Justement, quelle est l’histoire de cette chanson ? George : C’est vrai. Tout ce qui est dit dans cette chanson est vrai.
Jackie : Nous avons écrit cette chanson qui parle d’un cheval de course appelé Long Shot (les courses de chevaux ont toujours été très populaires en Jamaïque, Long Shot le fut particulièrement mais mourut en plein course à Caymanas Park, ndlr). Quand cette chanson est sortie, elle est devenue un hit énorme en Jamaïque. Elle est sortie dans le monde entier mais en Angleterre surtout, elle faisait partie des cinq premières chansons de reggae à avoir du succès là-bas. Il y eu Israelites de Desmond Dekker, Liquidator (Dennis Alcapone), Wet dream (Max Romeo), Jungle (The Maytals) et Long Shot. Elle a fait partie des cinq premières chansons à introduire le reggae en Angleterre. La chanson est également entrée dans les charts pop. En 1969, nous sommes donc partis en Angleterre pour une tournée de six semaines, qui s’est transformée en tournée de 20 ans puisqu’à chaque fois que nous jouions quelque part, on nous reprogrammait. Nous avons donc joué dans le monde entier, notamment au Moyen-Orient et au Japon (en 1975 ndlr). En 1971, nous avons enregistré une chanson de Jimmy Cliff qui s’appelle Let your yeah be yeah qui est arrivé numéro cinq dans les charts nationaux, puis une autre qui s’appelait Give and take qui est entrée également dans les charts. Nous continuons donc de tourner jusqu’aujourd’hui où nous sommes sur une tournée européenne : nous étions hier au festival de Dour en Belgique et avant-hier à Coventry.
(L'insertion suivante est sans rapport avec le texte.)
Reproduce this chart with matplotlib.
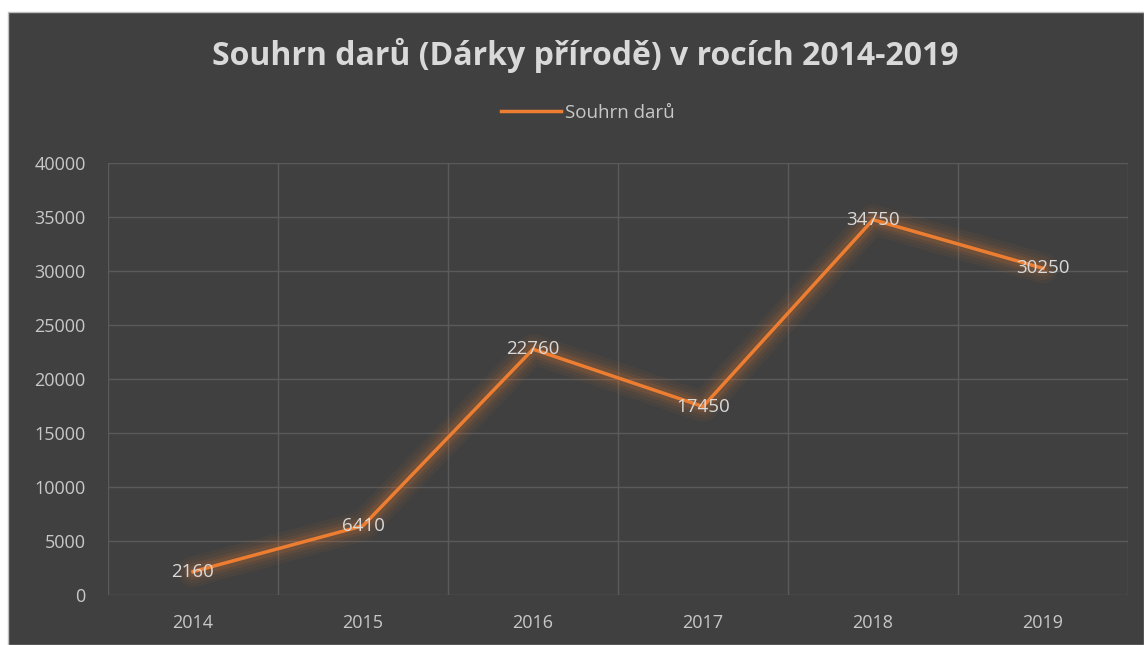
import matplotlib.pyplot as plt
from matplotlib.patches import Rectangle
from matplotlib.lines import Line2D

years = ["2014", "2015", "2016", "2017", "2018", "2019"]
values = [2160, 6410, 22760, 17450, 34750, 30250]
yticks = [0, 5000, 10000, 15000, 20000, 25000, 30000, 35000, 40000]

plt.rcParams['font.family'] = ['Open Sans', 'DejaVu Sans']

W, H = 1144, 645
bg = "#404040"
orange = "#ED7D31"
txt = "#c8c8c8"

fig = plt.figure(figsize=(W / 100, H / 100), dpi=100, facecolor="white")
# dark chart area with white margin top/left
fig.patches.append(Rectangle((8 / W, 0), 1 - 8 / W, 1 - 12 / H, transform=fig.transFigure,
                             facecolor=bg, edgecolor="#bfbfbf", linewidth=1, zorder=-10))

ax = fig.add_axes([108 / W, 1 - 595 / H, (1128 - 108) / W, (595 - 163) / H])
ax.set_facecolor(bg)
ax.patch.set_alpha(0)

x = list(range(len(years)))

# glow around the line
for lw, a in [(22, 0.05), (17, 0.06), (12, 0.08), (8, 0.12)]:
    ax.plot(x, values, color=orange, lw=lw, alpha=a, solid_capstyle="round",
            solid_joinstyle="round", zorder=2)
ax.plot(x, values, color=orange, lw=2.5, zorder=3, solid_joinstyle="round")

for xi, v in zip(x, values):
    ax.text(xi, v, str(v), ha="center", va="center", color="#d9d9d9", fontsize=13.5, zorder=4)

ax.set_xlim(-0.5, len(years) - 0.5)
ax.set_ylim(0, 40000)
ax.set_yticks(yticks)
ax.set_yticklabels([str(t) for t in yticks])
ax.set_xticks(x)
ax.set_xticklabels(years)
ax.set_xticks([i - 0.5 for i in range(len(years) + 1)], minor=True)
ax.tick_params(axis="both", which="both", length=0, colors=txt, labelsize=13)
ax.tick_params(axis="y", pad=16)
ax.tick_params(axis="x", pad=14)
ax.grid(axis="y", which="major", color="#5a5a5a", lw=1)
ax.grid(axis="x", which="minor", color="#5a5a5a", lw=1)
for s in ax.spines.values():
    s.set_visible(False)

fig.text(585 / W, 1 - 55 / H, "Souhrn darů (Dárky přírodě) v rocích 2014-2019",
         ha="center", va="center", color="#d9d9d9", fontsize=23, fontweight="bold")

handle = Line2D([], [], color=orange, lw=2.5)
fig.legend([handle], ["Souhrn darů"], loc="center", bbox_to_anchor=(588 / W, 1 - 113 / H),
           frameon=False, labelcolor=txt, fontsize=13.5, handlelength=3.2, handletextpad=0.2)

fig.savefig("out.png", dpi=100, facecolor=fig.get_facecolor())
Entre temps, Leslie Kong avait sorti l’album ‘‘Long shot’‘… Jackie : Je ne voudrais pas dire de mal de Leslie Kong, qu’il repose en paix, mais quand il disait qu’il produisait une chanson cela voulait juste dire qu’il était le financier. En réalité, la production était faite par les artistes et les musiciens eux-mêmes.
George : Cela se faisait dans le studio. Bien sûr, si Leslie Kong n’aimait pas quelque chose, il le faisait savoir mais comme le dit Jackie, la production se faisait en réalité dans le studio entre les chanteurs et les musiciens.
C’est comme cela que marchait le business à l’époque ? Jackie : Tout à fait. C’était partout comme cela.
Aujourd’hui, vous avez joué deux morceaux de Desmond Dekker. Quelles étaient vos relations avec lui ? George : Nous étions tous deux chez Beverly’s. Nous enregistrions dans le même studio. On travaillait ensemble tous les jours de la semaine et le week-end on sortait à la plage par exemple. Comme une famille.
Jackie : Nous avons tourné avec lui, chanté avec lui sur scène, fait des harmonies pour lui en studio. Il est mort récemment et cela faisait plus de 40 ans que nous le connaissions.
Vous a-t-il inspiré ? George : Oui, c’est certain.
Jackie : Il était une des premières superstars du reggae mais comme nous avons commencé à chanter au même moment, je ne dirais pas qu’il m’a inspiré. C’était un contemporain.
George : Moi, il m’a inspiré parce que je me rappelle qu’on répétait ensemble. J’étais au piano et je chantais avec lui, j’étais encore jeune. Je me rappelle qu’il répétait 007 et depuis le premier jour, cette chanson est un hymne. Avant même qu’elle ne soit enregistrée cette chanson était déjà un hit ! Nous l’avons répété tous les jours, avec son groupe, les Aces.